Stated problem: Nothing outside the range from the line with "Reproduce this chart" to the line with "0.990, 0.990, 0.995, 1.0, 1.0]" belongs in the copy, and no pictures do either; repeat that range exactly.

Recorded data:
▬▬▬

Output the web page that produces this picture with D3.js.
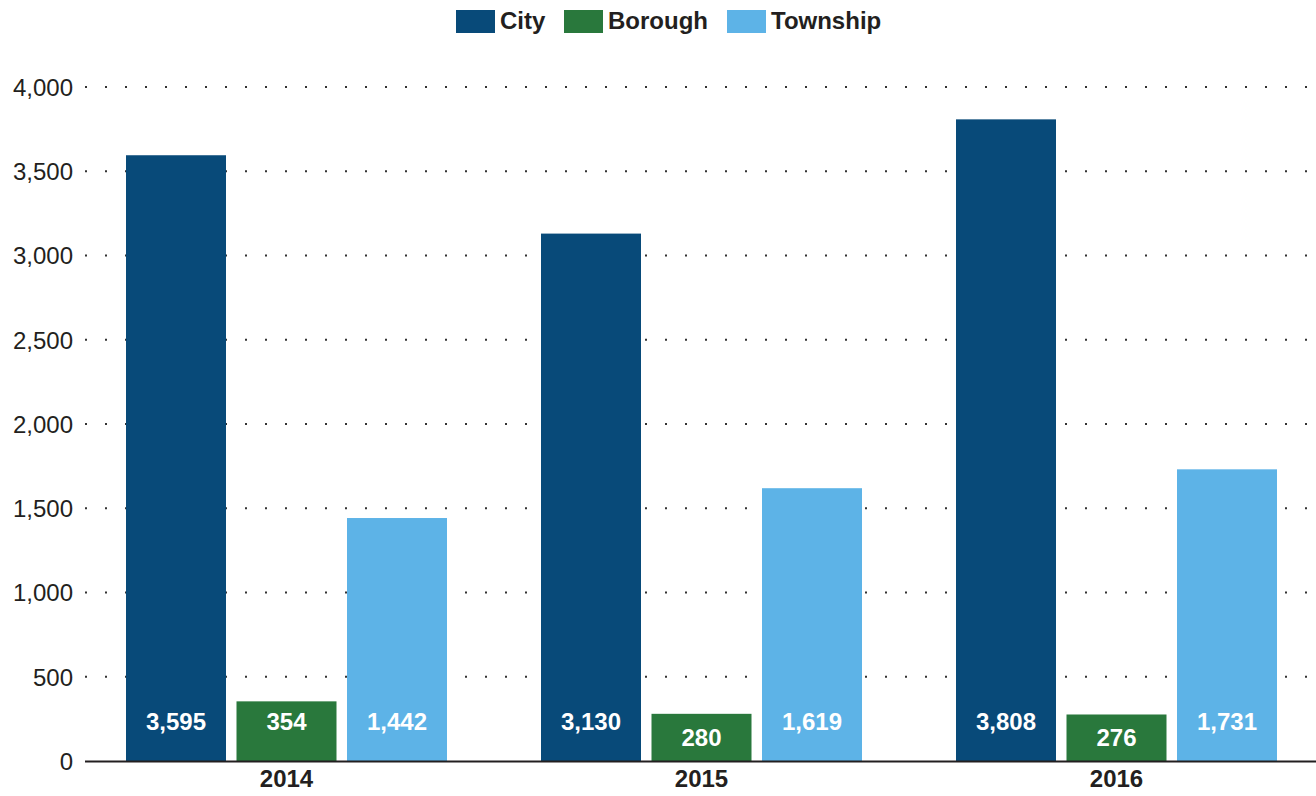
<!DOCTYPE html>
<html>
<head>
<meta charset="utf-8">
<script src="https://cdn.jsdelivr.net/npm/d3@7"></script>
<style>
  html, body { margin: 0; padding: 0; background: #fff; }
  svg { display: block; font-family: "Liberation Sans", Arial, sans-serif; }
</style>
</head>
<body>
<svg id="chart" width="1316" height="796"></svg>
<script>
const categories = ["2014", "2015", "2016"];
const seriesNames = ["City", "Borough", "Township"];
const seriesColors = ["#084a79", "#29783c", "#5db3e7"];
const cityValues = [3595, 3130, 3808];
const boroughValues = [354, 280, 276];
const townshipValues = [1442, 1619, 1731];
const yTicks = [0, 500, 1000, 1500, 2000, 2500, 3000, 3500, 4000];

const seriesValues = [cityValues, boroughValues, townshipValues];
const svg = d3.select("#chart");
const FONT = "Liberation Sans, Arial, sans-serif";

const plotLeft = 85, plotRight = 1316;
const y = d3.scaleLinear().domain([0, 4000]).range([761, 87]);

const x0 = d3.scaleBand().domain(categories).range([79, 1324])
  .paddingInner(94 / 415).paddingOuter(47 / 415);
const x1 = d3.scaleBand().domain(seriesNames).range([0, x0.bandwidth()])
  .paddingInner(0.095).paddingOuter(0);

// gridlines (dotted)
svg.append("g").selectAll("line").data(yTicks.filter(d => d > 0)).join("line")
  .attr("x1", plotLeft).attr("x2", plotRight)
  .attr("y1", d => y(d)).attr("y2", d => y(d))
  .attr("stroke", "#333").attr("stroke-width", 2)
  .attr("stroke-dasharray", "2,18");

// y axis labels
const yAxis = d3.axisLeft(y).tickValues(yTicks).tickSize(0).tickPadding(0)
  .tickFormat(d3.format(","));
const gy = svg.append("g").attr("transform", `translate(${plotLeft - 12},0)`).call(yAxis);
gy.select(".domain").remove();
gy.selectAll("text").attr("font-size", 24).attr("fill", "#231f20")
  .attr("font-family", FONT).attr("dy", "0.35em");

// bars
const groups = svg.append("g").selectAll("g").data(categories).join("g")
  .attr("transform", d => `translate(${x0(d)},0)`);

groups.each(function(cat, ci) {
  const g = d3.select(this);
  seriesNames.forEach((s, si) => {
    const v = seriesValues[si][ci];
    const top = y(v), base = y(0);
    const h = base - top;
    g.append("rect")
      .attr("x", x1(s)).attr("y", top)
      .attr("width", x1.bandwidth()).attr("height", h)
      .attr("fill", seriesColors[si]);
    const ly = h > 55 ? base - 39 : base - h / 2;
    g.append("text")
      .attr("x", x1(s) + x1.bandwidth() / 2).attr("y", ly)
      .attr("dy", "0.35em").attr("text-anchor", "middle")
      .attr("font-size", 24).attr("font-weight", "bold").attr("fill", "#fff")
      .attr("font-family", FONT)
      .text(d3.format(",")(v));
  });
});

// x axis baseline
const xAxis = d3.axisBottom(x0).tickSize(0).tickPadding(0);
const gx = svg.append("g").attr("transform", `translate(0,${y(0)})`).call(xAxis);
gx.select(".domain").remove();
svg.append("line").attr("x1", plotLeft).attr("x2", plotRight)
  .attr("y1", y(0) + 0.5).attr("y2", y(0) + 0.5)
  .attr("stroke", "#231f20").attr("stroke-width", 2);
gx.selectAll("text").attr("font-size", 24).attr("font-weight", "bold")
  .attr("fill", "#231f20").attr("font-family", FONT)
  .attr("dy", null).attr("y", 26);

// legend
const legendItems = [
  { name: "City", x: 456 },
  { name: "Borough", x: 564 },
  { name: "Township", x: 727 }
];
const lg = svg.append("g");
legendItems.forEach((it, i) => {
  lg.append("rect").attr("x", it.x).attr("y", 10).attr("width", 39).attr("height", 23)
    .attr("fill", seriesColors[i]);
  lg.append("text").attr("x", it.x + 44).attr("y", 21).attr("dy", "0.35em")
    .attr("font-size", 24).attr("font-weight", "bold").attr("fill", "#231f20")
    .attr("font-family", FONT)
    .text(it.name);
});
</script>
</body>
</html>
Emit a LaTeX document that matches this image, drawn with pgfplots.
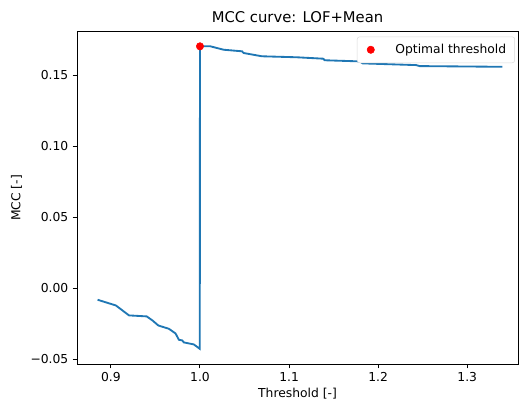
\documentclass[border=0pt]{standalone}
\usepackage{pgfplots}
\pgfplotsset{compat=1.18}
\usepackage{fontspec}
\setmainfont{DejaVu Sans}
\definecolor{mplblue}{HTML}{1F77B4}
\begin{document}
\begin{tikzpicture}
\begin{axis}[
  scale only axis,
  width=358pt, height=270pt,
  xmin=0.862, xmax=1.357,
  ymin=-0.0533, ymax=0.1806,
  xtick={0.9,1.0,1.1,1.2,1.3},
  xticklabels={0.9,1.0,1.1,1.2,1.3},
  ytick={-0.05,0,0.05,0.1,0.15},
  yticklabels={−0.05,0.00,0.05,0.10,0.15},
  tick align=outside,
  xtick pos=left, ytick pos=left,
  major tick length=3.5pt,
  every tick/.style={black, line width=0.8pt},
  axis line style={line width=0.8pt},
  ticklabel style={font=\fontsize{10}{12}\selectfont},
  label style={font=\fontsize{10}{12}\selectfont},
  title style={font=\fontsize{12}{14}\selectfont, yshift=-2pt},
  title={MCC curve: LOF+Mean},
  xlabel={Threshold [-]},
  ylabel={MCC [-]},
  xlabel style={yshift=2pt},
  legend style={at={(0.993,0.985)}, anchor=north east, draw=black!15, rounded corners=2pt,
    font=\fontsize{10}{12}\selectfont, inner xsep=3pt, inner ysep=4pt,
    nodes={inner xsep=4pt}},
  legend cell align=left,
  legend image code/.code={\path[draw=none,fill=none] (0pt,-3pt) rectangle (24pt,3pt); \fill[red] (8pt,0) circle (3pt);},
]
\addplot[mplblue, line width=1.5pt, forget plot] coordinates {
(0.8851,-0.0080)
(0.9056,-0.0120)
(0.9204,-0.0190)
(0.9402,-0.0197)
(0.9466,-0.0225)
(0.9533,-0.0261)
(0.9651,-0.0284)
(0.9726,-0.0317)
(0.9763,-0.0361)
(0.9801,-0.0366)
(0.9819,-0.0380)
(0.9931,-0.0394)
(0.9998,-0.0425)
(1.0000,0.1702)
(1.0117,0.1702)
(1.0266,0.1678)
(1.0472,0.1667)
(1.0490,0.1655)
(1.0695,0.1632)
(1.1086,0.1625)
(1.1383,0.1615)
(1.1400,0.1604)
(1.1793,0.1596)
(1.1827,0.1582)
(1.2427,0.1570)
(1.2464,0.1563)
(1.3394,0.1558)
};
\addplot[only marks, mark=*, mark size=3pt, color=red] coordinates {(1.0,0.1702)};
\addlegendentry{Optimal threshold}
\end{axis}
\path ([xshift=-62.5pt,yshift=-33pt]current axis.south west) rectangle ([xshift=4pt,yshift=25.6pt]current axis.north east);
\end{tikzpicture}
\end{document}
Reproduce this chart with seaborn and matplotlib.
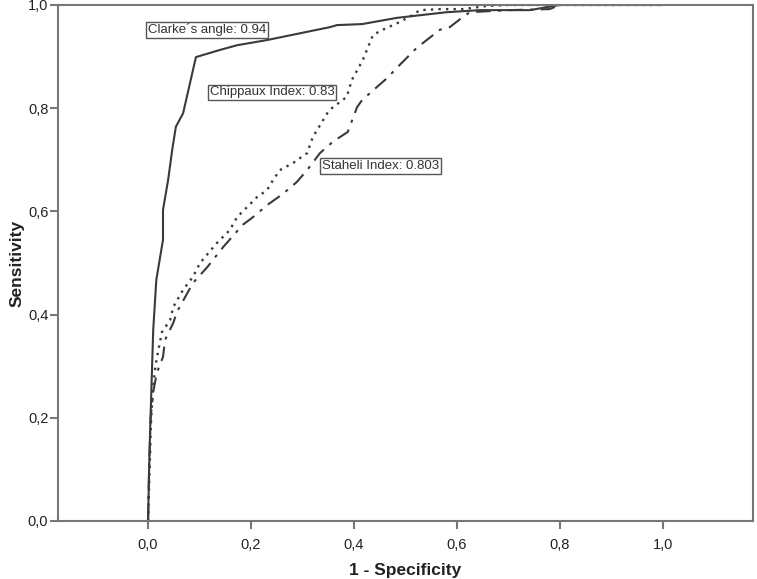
import numpy as np
import pandas as pd
import matplotlib
matplotlib.use("Agg")
import matplotlib.pyplot as plt
import seaborn as sns
from matplotlib.ticker import FuncFormatter

# ROC curves (1 - specificity, sensitivity)
clarke_x = [0.0, 0.002, 0.004, 0.007, 0.010, 0.016, 0.029, 0.029, 0.039, 0.047, 0.054,
            0.068, 0.093, 0.140, 0.173, 0.231, 0.353, 0.367, 0.416, 0.483, 0.580,
            0.645, 0.742, 0.770, 0.800, 1.0]
clarke_y = [0.0, 0.10, 0.176, 0.273, 0.370, 0.467, 0.545, 0.603, 0.661, 0.720, 0.764,
            0.790, 0.899, 0.913, 0.922, 0.932, 0.957, 0.961, 0.963, 0.975, 0.986,
            0.990, 0.990, 0.995, 1.0, 1.0]

chippaux_x = [0.0, 0.003, 0.006, 0.010, 0.014, 0.019, 0.027, 0.043, 0.049, 0.068, 0.087,
              0.101, 0.134, 0.159, 0.173, 0.212, 0.231, 0.243, 0.256, 0.282, 0.309,
              0.320, 0.348, 0.357, 0.386, 0.396, 0.417, 0.437, 0.456, 0.489, 0.515,
              0.528, 0.567, 0.612, 0.658, 0.700, 1.0]
chippaux_y = [0.0, 0.10, 0.20, 0.26, 0.298, 0.326, 0.366, 0.390, 0.415, 0.448, 0.473,
              0.500, 0.539, 0.564, 0.589, 0.628, 0.641, 0.661, 0.680, 0.694, 0.713,
              0.744, 0.790, 0.800, 0.822, 0.855, 0.893, 0.942, 0.952, 0.967, 0.981,
              0.990, 0.992, 0.992, 0.998, 1.0, 1.0]

staheli_x = [0.0, 0.002, 0.005, 0.010, 0.017, 0.029, 0.033, 0.049, 0.056, 0.087, 0.115,
             0.146, 0.184, 0.204, 0.231, 0.262, 0.289, 0.309, 0.334, 0.359, 0.388,
             0.406, 0.416, 0.464, 0.489, 0.522, 0.567, 0.586, 0.612, 0.625, 0.700,
             0.780, 0.800, 1.0]
staheli_y = [0.0, 0.10, 0.20, 0.25, 0.287, 0.318, 0.351, 0.384, 0.405, 0.461, 0.492,
             0.531, 0.574, 0.589, 0.612, 0.634, 0.657, 0.680, 0.713, 0.735, 0.754,
             0.802, 0.816, 0.858, 0.884, 0.917, 0.952, 0.957, 0.977, 0.986, 0.990,
             0.992, 1.0, 1.0]

labels = ["Clarke\u00b4s angle: 0.94", "Chippaux Index: 0.83", "Staheli Index: 0.803"]
label_pos = [(0.0, 0.952), (0.12, 0.831), (0.338, 0.688)]

sns.set_style("white")
plt.rcParams['font.family'] = ['Liberation Sans', 'DejaVu Sans']

fig = plt.figure(figsize=(7.57, 5.79), dpi=100)
ax = fig.add_axes([0.0766, 0.1002, 0.918, 0.8912])

line_col = '#3a3a3a'
sns.lineplot(x=clarke_x, y=clarke_y, ax=ax, color=line_col, linewidth=1.5,
             sort=False, estimator=None)
l2 = sns.lineplot(x=chippaux_x, y=chippaux_y, ax=ax, color=line_col, linewidth=1.7,
                  sort=False, estimator=None).lines[-1]
l2.set_dashes((1.0, 2.2))
l3 = sns.lineplot(x=staheli_x, y=staheli_y, ax=ax, color=line_col, linewidth=1.5,
                  sort=False, estimator=None).lines[-1]
l3.set_dashes((7, 3.5, 1.5, 3.5))

for txt, (x, y) in zip(labels, label_pos):
    ax.text(x, y, txt, ha='left', va='center', fontsize=9.5, color='#333333',
            bbox=dict(boxstyle='square,pad=0.12', facecolor='white',
                      edgecolor='#555555', linewidth=1.0))

ax.set_xlim(-0.175, 1.175)
ax.set_ylim(0, 1.0)
ax.set_xticks([0, 0.2, 0.4, 0.6, 0.8, 1.0])
ax.set_yticks([0, 0.2, 0.4, 0.6, 0.8, 1.0])
comma = FuncFormatter(lambda v, p: f"{v:.1f}".replace('.', ','))
ax.xaxis.set_major_formatter(comma)
ax.yaxis.set_major_formatter(comma)

for s in ax.spines.values():
    s.set_color('#777777')
    s.set_linewidth(1.5)
ax.tick_params(axis='both', direction='out', length=6, width=1.5, color='#777777',
               labelsize=10.5, labelcolor='#222222', bottom=True, left=True)
ax.tick_params(axis='x', pad=6)
ax.tick_params(axis='y', pad=1)

ax.set_xlabel("1 - Specificity", fontsize=12.5, fontweight='bold', color='#222222',
              labelpad=8)
ax.set_ylabel("Sensitivity", fontsize=12.5, fontweight='bold', color='#222222',
              labelpad=2)

fig.savefig("out.png", dpi=100)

▬▬▬

Solution below:
Reproduce this chart with seaborn and matplotlib.
import numpy as np
import pandas as pd
import matplotlib
matplotlib.use("Agg")
import matplotlib.pyplot as plt
import seaborn as sns
from matplotlib.ticker import FuncFormatter

# ROC curves (1 - specificity, sensitivity)
clarke_x = [0.0, 0.002, 0.004, 0.007, 0.010, 0.016, 0.029, 0.029, 0.039, 0.047, 0.054,
            0.068, 0.093, 0.140, 0.173, 0.231, 0.353, 0.367, 0.416, 0.483, 0.580,
            0.645, 0.742, 0.770, 0.800, 1.0]
clarke_y = [0.0, 0.10, 0.176, 0.273, 0.370, 0.467, 0.545, 0.603, 0.661, 0.720, 0.764,
            0.790, 0.899, 0.913, 0.922, 0.932, 0.957, 0.961, 0.963, 0.975, 0.986,
            0.990, 0.990, 0.995, 1.0, 1.0]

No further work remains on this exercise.